Pros of database per customer
There’s a variety of reasons to isolate a customer’s data into its own database. Here’s a few I’ve seen:
- Parameter sniffing
- Cross contamination of data
- Restoring due to a data issue
- Security and access audit
Parameter sniffing is not as much of an issue. Parameter sniffing occurs when parameterized SQL generates and caches different plans for different parameter sets. This is a common cause of performance problems when different customers have large variances in the amount of data they generate. An execution plan generated for a small customer easily cause a large customer’s query to stare off into space.
In the unfortunate case that you lose a customer, selectively deleting large amounts of customer data can generate a variety of performance issues in a single database. If you have customer data isolated in its own databases it is a fairly simple drop of the whole database.
Cross contamination of data
Cross contamination of data is not an issue. I’ve seen a large commonly used software vendor write an extremely complex approach to allowing customers to generate their own SSRS reports against their own data. As a result, they needed to ensure that the customer reporting platform did not allow customer A query data against customer B. As a result, they were parsing queries submitted via their reporting platform and adding predicates (where clause) to a customer written query. This was an extremely complex fix for something that would have been easily solved if customer data was split per database.
Restore due to a data issue
I’ve seen scenarios where a customer will do something to mangle their data in a way that could not easily be fixed via the application. The fix for this was restoring from a backup.

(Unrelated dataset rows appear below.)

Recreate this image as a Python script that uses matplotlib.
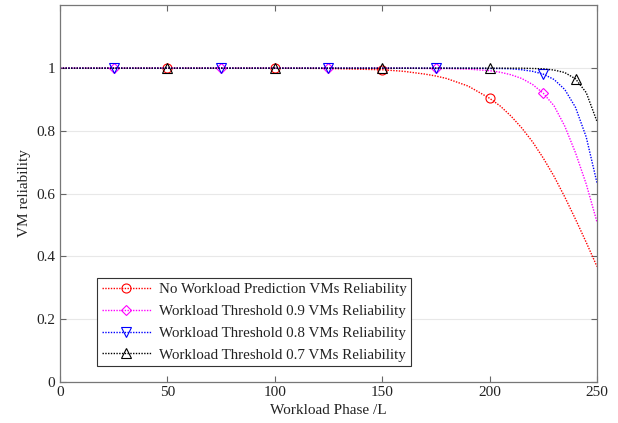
import matplotlib
matplotlib.use("Agg")
import matplotlib.pyplot as plt

# workload phase samples and reliability curves
phase = [0, 25, 50, 75, 100, 125, 150, 160, 170, 175, 180, 190, 200,
         205, 210, 215, 220, 225, 230, 235, 240, 245, 250]
no_pred = [1, 1, 1, 1, 1, 0.999, 0.995, 0.99, 0.981, 0.975, 0.967, 0.943, 0.904,
           0.879, 0.847, 0.809, 0.765, 0.713, 0.655, 0.589, 0.518, 0.444, 0.367]
thr_09 = [1, 1, 1, 1, 1, 1, 1, 1, 0.999, 0.999, 0.999, 0.997, 0.992,
          0.987, 0.979, 0.967, 0.948, 0.92, 0.88, 0.815, 0.73, 0.63, 0.509]
thr_08 = [1, 1, 1, 1, 1, 1, 1, 1, 1, 1, 1, 1, 0.999,
          0.999, 0.998, 0.995, 0.99, 0.981, 0.964, 0.932, 0.875, 0.78, 0.634]
thr_07 = [1, 1, 1, 1, 1, 1, 1, 1, 1, 1, 1, 1, 1,
          1, 1, 1, 0.999, 0.998, 0.994, 0.986, 0.966, 0.922, 0.83]

marks_no_pred = [50, 100, 150, 200]
marks_09 = [25, 75, 125, 175, 225]
marks_08 = [25, 75, 125, 175, 225]
marks_07 = [50, 100, 150, 200, 240]

labels = ["No Workload Prediction VMs Reliability",
          "Workload Threshold 0.9 VMs Reliability",
          "Workload Threshold 0.8 VMs Reliability",
          "Workload Threshold 0.7 VMs Reliability"]

plt.rcParams["font.family"] = ["Liberation Serif", "DejaVu Serif"]

fig = plt.figure(figsize=(6.18, 4.23), dpi=100)
ax = fig.add_axes([0.097, 0.098, 0.869, 0.889])

series = [
    (no_pred, marks_no_pred, "red", "o"),
    (thr_09, marks_09, "magenta", "D"),
    (thr_08, marks_08, "blue", "v"),
    (thr_07, marks_07, "black", "^"),
]
for (vals, marks, col, mk), lab in zip(series, labels):
    idx = [phase.index(m) for m in marks]
    ax.plot(phase, vals, linestyle=(0, (1, 1)), linewidth=1.0, color=col,
            marker=mk, markevery=idx, markersize=6.5 if mk != "D" else 5.5,
            markerfacecolor="none", markeredgewidth=0.8, label=lab)

ax.set_xlim(0, 250)
ax.set_ylim(0, 1.2)
ax.set_xticks([0, 50, 100, 150, 200, 250])
ax.set_yticks([0, 0.2, 0.4, 0.6, 0.8, 1])
ax.set_yticklabels(["0", "0.2", "0.4", "0.6", "0.8", "1"])
ax.tick_params(direction="in", top=True, right=True, labelsize=11,
               labelcolor="#222222", color="#666666", length=4, width=0.8)
for sp in ax.spines.values():
    sp.set_color("#777777")
    sp.set_linewidth(0.9)
ax.yaxis.grid(True, color="#e8e8e8", linewidth=0.8)
ax.set_axisbelow(True)

ax.set_xlabel("Workload Phase /L", fontsize=11, labelpad=3, color="#222222")
ax.set_ylabel("VM reliability", fontsize=11, labelpad=4, color="#222222")

leg = ax.legend(loc="lower left", bbox_to_anchor=(0.069, 0.041), fontsize=10.8,
                handlelength=3.3, handletextpad=0.5, borderpad=0.3,
                labelspacing=0.55, fancybox=False, framealpha=1,
                edgecolor="#333333", borderaxespad=0)
leg.get_frame().set_linewidth(0.8)
for t in leg.get_texts():
    t.set_color("#222222")

fig.savefig("out.png", dpi=100)
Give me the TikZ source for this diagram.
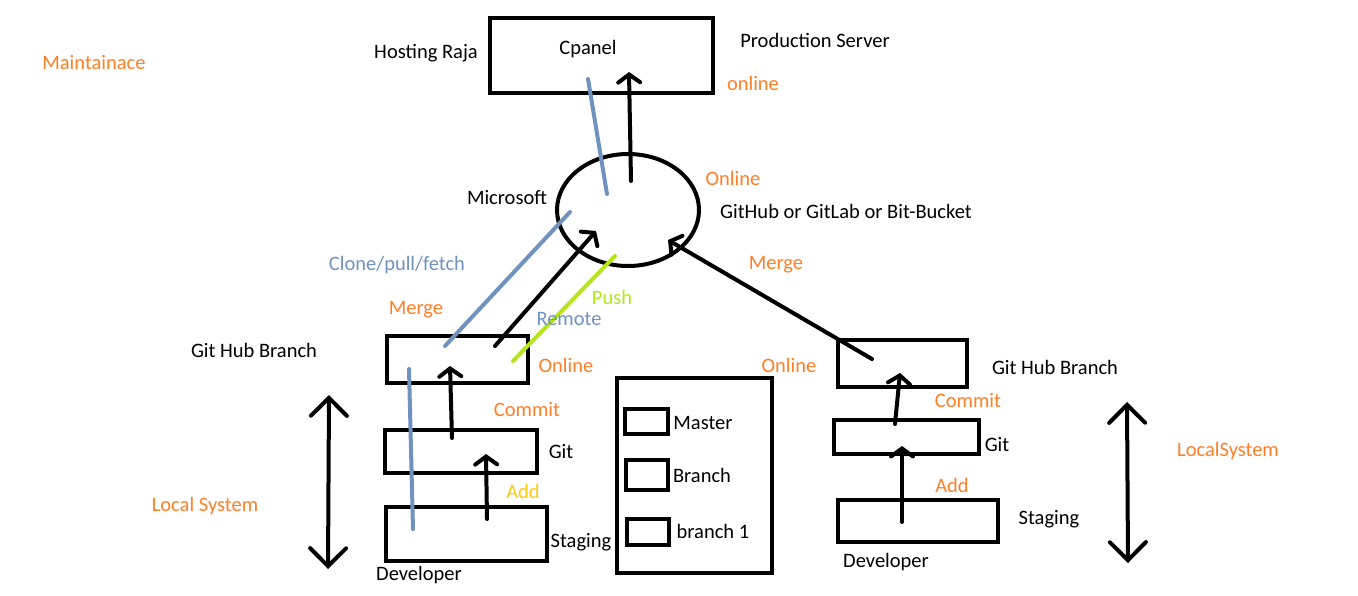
\documentclass[tikz,border=0pt]{standalone}
\usepackage{fontspec}
\setmainfont{Carlito}
\usetikzlibrary{arrows.meta,shapes.geometric}
\definecolor{paintorange}{RGB}{255,127,39}
\definecolor{paintblue}{RGB}{112,146,190}
\definecolor{paintgreen}{RGB}{181,230,29}
\definecolor{paintgold}{RGB}{255,201,14}
\begin{document}
\begin{tikzpicture}[x=1pt,y=-1pt,
  box/.style={draw, line width=4pt, inner sep=0pt},
  lbl/.style={font=\fontsize{20.5}{22}\selectfont, inner sep=0pt},
  olbl/.style={lbl, text=paintorange},
  arr/.style={line width=4pt, line cap=round, -{Straight Barb[length=8pt,width=22pt,line cap=round]}},
  dbl/.style={line width=4pt, line cap=round, {Straight Barb[length=18pt,width=36pt,line cap=round]}-{Straight Barb[length=18pt,width=36pt,line cap=round]}},
  ln/.style={line width=4pt, line cap=round}]
\useasboundingbox (0,0) rectangle (1358,595);
\fill[white] (0,0) rectangle (1358,595);

% boxes
\node[box, minimum width=223pt, minimum height=75pt] (cpanel) at (601.5,55.5) {};
\node[box, ellipse, minimum width=142pt, minimum height=112pt] (hub) at (628,210) {};
\node[box, minimum width=141pt, minimum height=47pt] (lghb) at (457.5,359.5) {};
\node[box, minimum width=152pt, minimum height=43pt] (lgit) at (461,451.5) {};
\node[box, minimum width=161pt, minimum height=54pt] (lstg) at (466.5,534) {};
\node[box, minimum width=155pt, minimum height=195pt] (big) at (694.5,475.5) {};
\node[box, minimum width=43pt, minimum height=25pt] (master) at (646.5,421.5) {};
\node[box, minimum width=42pt, minimum height=30pt] (branch) at (647,475) {};
\node[box, minimum width=42pt, minimum height=26pt] (branchone) at (648,532) {};
\node[box, minimum width=129pt, minimum height=47pt] (rghb) at (902.5,363.5) {};
\node[box, minimum width=145pt, minimum height=34pt] (rgit) at (906.5,437) {};
\node[box, minimum width=160pt, minimum height=42pt] (rstg) at (918,521) {};

% connector end points
\coordinate (b1a) at (588,79);   \coordinate (b1b) at (607,194);
\coordinate (u1a) at (631,181);  \coordinate (u1b) at (629,72);
\coordinate (cla) at (445,346);  \coordinate (clb) at (570,212);
\coordinate (pua) at (495,346);  \coordinate (pub) at (596,231);
\coordinate (gra) at (513,361);  \coordinate (grb) at (615,256);
\coordinate (mga) at (872,359);  \coordinate (mgb) at (668,240);
\coordinate (lca) at (452,438);  \coordinate (lcb) at (450,366);
\coordinate (laa) at (487,519);  \coordinate (lab) at (486,454);
\coordinate (bva) at (409,369);  \coordinate (bvb) at (413,529);
\coordinate (lda) at (329,395);  \coordinate (ldb) at (328,569);
\coordinate (rca) at (895,424);  \coordinate (rcb) at (900,373);
\coordinate (raa) at (902,522);  \coordinate (rab) at (902,446);
\coordinate (rda) at (1127,402); \coordinate (rdb) at (1128,563);

% connectors
\draw[ln, paintblue] (b1a) -- (b1b);
\draw[arr] (u1a) -- (u1b);
\draw[ln, paintblue] (cla) -- (clb);
\draw[arr] (pua) -- (pub);
\draw[ln, paintgreen] (gra) -- (grb);
\draw[arr] (mga) -- (mgb);
\draw[arr] (lca) -- (lcb);
\draw[arr] (laa) -- (lab);
\draw[ln, paintblue] (bva) -- (bvb);
\draw[dbl] (lda) -- (ldb);
\draw[arr] (rca) -- (rcb);
\draw[arr] (raa) -- (rab);
\draw[dbl] (rda) -- (rdb);

% labels
\node[lbl] (tcpanel) at (588,49) {Cpanel};
\node[lbl] (thosting) at (426,53) {Hosting Raja};
\node[lbl] (tprod) at (815,40) {Production Server};
\node[olbl] (tonline1) at (753,83) {online};
\node[olbl] (tmaint) at (94,63) {Maintainace};
\node[lbl] (tms) at (507,198) {Microsoft};
\node[olbl] (tonline2) at (733,178) {Online};
\node[lbl] (tgh) at (846,211) {GitHub or GitLab or Bit-Bucket};
\node[lbl, text=paintblue] (tclone) at (397,265) {Clone/pull/fetch};
\node[olbl] (tmerge1) at (776,265) {Merge};
\node[lbl, text=paintgreen] (tpush) at (612,297) {Push};
\node[olbl] (tmerge2) at (416,310) {Merge};
\node[lbl, text=paintblue] (tremote) at (569,319) {Remote};
\node[lbl] (tlghb) at (254,350) {Git Hub Branch};
\node[olbl] (tonline3) at (566,365) {Online};
\node[olbl] (tonline4) at (789,365) {Online};
\node[lbl] (trghb) at (1055,367) {Git Hub Branch};
\node[olbl] (tcommit1) at (527,410) {Commit};
\node[olbl] (tcommit2) at (968,401) {Commit};
\node[lbl] (tmaster) at (703,423) {Master};
\node[lbl] (tgit1) at (561,452) {Git};
\node[lbl] (tgit2) at (997,445) {Git};
\node[olbl] (tlocal2) at (1228,451) {LocalSystem};
\node[lbl] (tbranch) at (702,475) {Branch};
\node[lbl, text=paintgold] (tadd1) at (523,491) {Add};
\node[olbl] (tadd2) at (952,485) {Add};
\node[olbl] (tlocal1) at (205,506) {Local System};
\node[lbl] (tstg2) at (1049,519) {Staging};
\node[lbl] (tbranchone) at (713,531) {branch 1};
\node[lbl] (tstg1) at (581,542) {Staging};
\node[lbl] (tdev2) at (886,562) {Developer};
\node[lbl] (tdev1) at (419,575) {Developer};
\end{tikzpicture}
\end{document}
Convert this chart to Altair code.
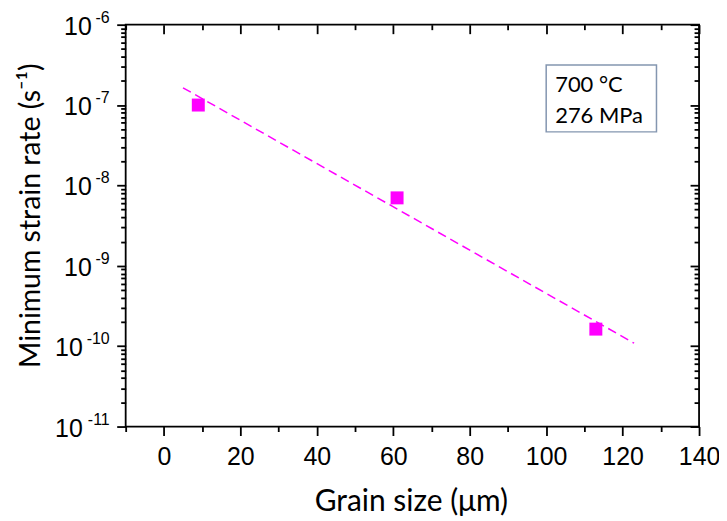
import altair as alt
import pandas as pd

# ---- data ----
grain_size = [9, 61, 113]                 # µm
strain_rate = [1.0e-7, 7.0e-9, 1.63e-10]  # 1/s
fit_x = [5, 123]
fit_y = [1.64e-7, 1.09e-10]

x_major = [0, 20, 40, 60, 80, 100, 120, 140]
x_minor = [-10, 10, 30, 50, 70, 90, 110, 130]
y_exponents = [-11, -10, -9, -8, -7, -6]
y_major = [10.0 ** e for e in y_exponents]
y_minor = [m * 10.0 ** e for e in range(-11, -6) for m in range(2, 10)]
box_lines = ["700 °C", "276 MPa"]

MAGENTA = "#ff00ff"
TICK_FONT = "Liberation Sans"
TITLE_FONT = "Lato"
LW = 1.8

pts = pd.DataFrame({"g": grain_size, "r": strain_rate})
fit = pd.DataFrame({"g": fit_x, "r": fit_y})
lab = pd.DataFrame({"v": y_major, "e": y_exponents})
lab["sup"] = lab["e"].astype(str)
lab["nd"] = lab["e"].abs().astype(str).str.len()
one = pd.DataFrame({"a": [0]})
box = pd.DataFrame({"t": box_lines, "i": [0, 1]})

xs = alt.Scale(domain=[-10, 140], nice=False, zero=False)
ys = alt.Scale(type="log", domain=[1e-11, 1e-6], nice=False)

common_axis = dict(domain=False, tickColor="black", tickWidth=LW, grid=False)


def ax(orient, values, size, offset=0, **kw):
    d = dict(common_axis)
    d.update(dict(orient=orient, values=values, tickSize=size, offset=offset,
                  labels=False, title=None))
    d.update(kw)
    return alt.Axis(**d)


# main line with major bottom/left axes
line = alt.Chart(fit).mark_line(color=MAGENTA, strokeWidth=1.5, strokeDash=[9, 5]).encode(
    x=alt.X("g:Q", scale=xs, axis=alt.Axis(
        orient="bottom", values=x_major, tickSize=9, domain=False, tickColor="black",
        tickWidth=LW, grid=False, labels=True, labelFont=TICK_FONT, labelFontSize=25,
        labelColor="black", labelPadding=9, labelFlush=False,
        title="Grain size (μm)", titleFont=TITLE_FONT, titleFontSize=30,
        titleFontWeight="normal", titleColor="black", titleBaseline="alphabetic",
        titleY=84, titleX=286, titleAlign="center")),
    y=alt.Y("r:Q", scale=ys, axis=alt.Axis(
        orient="left", values=y_major, tickSize=9, domain=False, tickColor="black",
        tickWidth=LW, grid=False, labels=False,
        title="Minimum strain rate (s⁻¹)", titleFont=TITLE_FONT, titleFontSize=28.5,
        titleFontWeight="normal", titleColor="black", titleBaseline="alphabetic",
        titleAngle=270, titleX=-86, titleY=191, titleAlign="center")),
)

minor_bl = alt.Chart(pts).mark_point(opacity=0).encode(
    x=alt.X("g:Q", scale=xs, axis=ax("bottom", x_minor, 5)),
    y=alt.Y("r:Q", scale=ys, axis=ax("left", y_minor, 5)),
)
major_tr = alt.Chart(pts).mark_point(opacity=0).encode(
    x=alt.X("g:Q", scale=xs, axis=ax("top", x_major, 9, offset=-9)),
    y=alt.Y("r:Q", scale=ys, axis=ax("right", y_major, 9, offset=-9)),
)
minor_tr = alt.Chart(pts).mark_point(opacity=0).encode(
    x=alt.X("g:Q", scale=xs, axis=ax("top", x_minor, 5, offset=-5)),
    y=alt.Y("r:Q", scale=ys, axis=ax("right", y_minor, 5, offset=-5)),
)

points = alt.Chart(pts).mark_square(color=MAGENTA, size=169, opacity=1).encode(
    x=alt.X("g:Q", scale=xs, axis=None),
    y=alt.Y("r:Q", scale=ys, axis=None),
)

ten1 = alt.Chart(lab).transform_filter("datum.nd == '1'").mark_text(
    text="10", font=TICK_FONT, fontSize=25, align="right", baseline="alphabetic",
    dy=10, color="black").encode(x=alt.value(-34), y=alt.Y("v:Q", scale=ys, axis=None))
ten2 = alt.Chart(lab).transform_filter("datum.nd == '2'").mark_text(
    text="10", font=TICK_FONT, fontSize=25, align="right", baseline="alphabetic",
    dy=10, color="black").encode(x=alt.value(-43), y=alt.Y("v:Q", scale=ys, axis=None))
sup = alt.Chart(lab).mark_text(
    font=TICK_FONT, fontSize=16, align="right", baseline="alphabetic",
    dy=-2, color="black").encode(x=alt.value(-16), y=alt.Y("v:Q", scale=ys, axis=None),
                                 text="sup:N")

rect = alt.Chart(one).mark_rect(fill="white", stroke="#8496b0", strokeWidth=1.5).encode(
    x=alt.value(421.7), x2=alt.value(532.3), y=alt.value(40.5), y2=alt.value(107.5))
txt0 = alt.Chart(box).transform_filter("datum.i == 0").mark_text(
    font=TITLE_FONT, fontSize=22, align="left", baseline="alphabetic", color="black"
).encode(x=alt.value(430.7), y=alt.value(67.2), text="t:N")
txt1 = alt.Chart(box).transform_filter("datum.i == 1").mark_text(
    font=TITLE_FONT, fontSize=22, align="left", baseline="alphabetic", color="black"
).encode(x=alt.value(430.7), y=alt.value(98.2), text="t:N")

chart = alt.layer(
    line, minor_bl, major_tr, minor_tr, points, ten1, ten2, sup, rect, txt0, txt1
).resolve_axis(x="independent", y="independent").properties(
    width=575, height=403,
    autosize=alt.AutoSizeParams(type="none"),
    padding={"left": 118, "top": 16, "right": 20, "bottom": 95},
    background="white",
).configure_view(stroke="black", strokeWidth=LW)

chart.save("out.html", embed_options={"renderer": "svg", "actions": False})
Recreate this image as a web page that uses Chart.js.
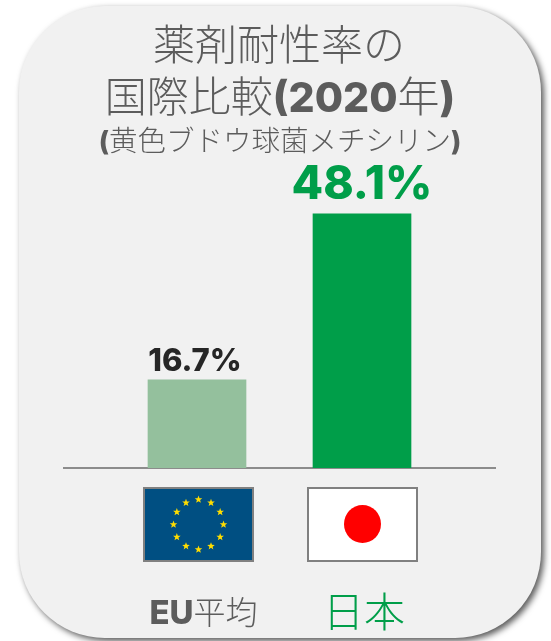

This is a simple process if the customer’s data is isolated in its own database, this is not a solution if their data is in a database with other customers.
Security and access audit
Having a separate database per customer also provides a smaller surface area when it comes to security. Different credentials can be used per customers’ data, and auditing of logins or access to customer data is made simpler.
The Azure SQL Database and Elastic Pool model fits nicely with the model of having a database per customer. If you plan to target Azure, this should definitely be a consideration.
Cons of database per customer
Of course there are drawbacks to having a separate database per customer. Here are some of them:
- Deployment of updates
- On-boarding of new customers
- Cross customer reporting
- Scheduled tasks/backups
Deployment of updates
Deployments of updates can be tricky when attempting to perform deployments on a large number of databases. The deployment process should be fairly automated in order to allow for updating large numbers of databases.
Indexing can get tricky if you are troubleshooting for one particular customer and are in a a putting out a fire scenario. If you add an index to one customer’s database, should that be applied across all? And if so, it’s not that simple to deploy that same index across all databases that might not need it.
On-boarding of new customers
With a single database per customer, on-boarding of a new customer requires the creation of a new database. With automation the complexity of this could be mitigated.
Cross customer reporting
Cross customer reporting becomes difficult. Generating reports that span multiple databases is quite difficult, and almost necessitates a separate reporting database which contains data across customers.
Scheduled tasks can be more complex as they need to run for each database and any failures that occur must be resolved on each individual database. If you are on Azure SQL Database backups are less of an issue as it is part of the platform.
Similar to scheduled tasks, performing index maintenance gets more complex in that you have to perform it across multiple databases.
If you do intend, or have already decided to use a single database for multiple customers, something to consider is modifying key queries to not use parameterized values on the “customer identifier”. If an end user never enters or is aware of their customer identifier, this prevents the possibility of SQL injection.